The relationship between religion and science is more complex than it is often portrayed. Science and religion are not in direct conflict—nor can one serve as a substitute for the other.
Sacred texts are not scientific documents, and theologians—regardless of denomination—do not interpret them as such. Christian doctrines are not scientific theories, nor have they ever been treated as such. The questions religion asks are not the same as those science seeks to answer. The two operate in different domains: religion cannot resolve scientific questions, just as science cannot resolve religious ones.
Great scientists such as Galileo Galilei, Johannes Kepler, Isaac Newton, Michael Faraday, and Louis Pasteur were all religious. Many of them opposed church authority or suffered under medieval dogmatism. Martin Luther—one of the most important challengers of (Roman Catholic) church authority—was not an atheist but a Christian and the founder of Protestantism. The revolutionary masses who overthrew feudalism and fought for secular society were themselves largely religious.
In light of these facts, Marxism as a social science should be understood in a more nuanced way. Historical materialism has a more complex relationship with religion than that suggested by liberal rationalism. To claim that a Marxist cannot be religious is no different from claiming that any scientist must be an atheist.

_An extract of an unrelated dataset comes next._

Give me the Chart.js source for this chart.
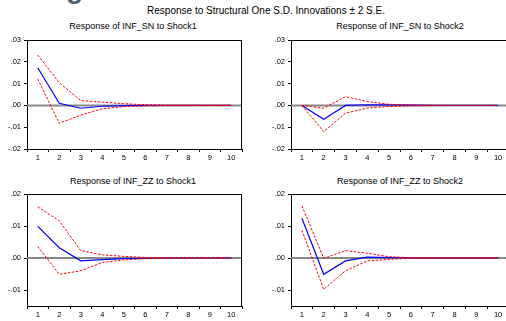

The left is not a sect, nor are communists. There is no authority or doctrine that forbids leftists from being believers. Many supporters of the left—including communists—are religious. In fact, in Venice, the headquarters of the Communist Party even contains a small chapel where members can pray. Hugo Chávez—a revolutionary and president of Venezuela—was a Christian and a Roman Catholic. Many leaders, representatives, and followers of European social democratic parties are also religious.
Today, it is high time to discard outdated prejudices about the left—including the notion that it is inherently atheistic or anti-religious. The era of Stalinist dictatorships is long past, and the contemporary left largely distances itself from such regimes.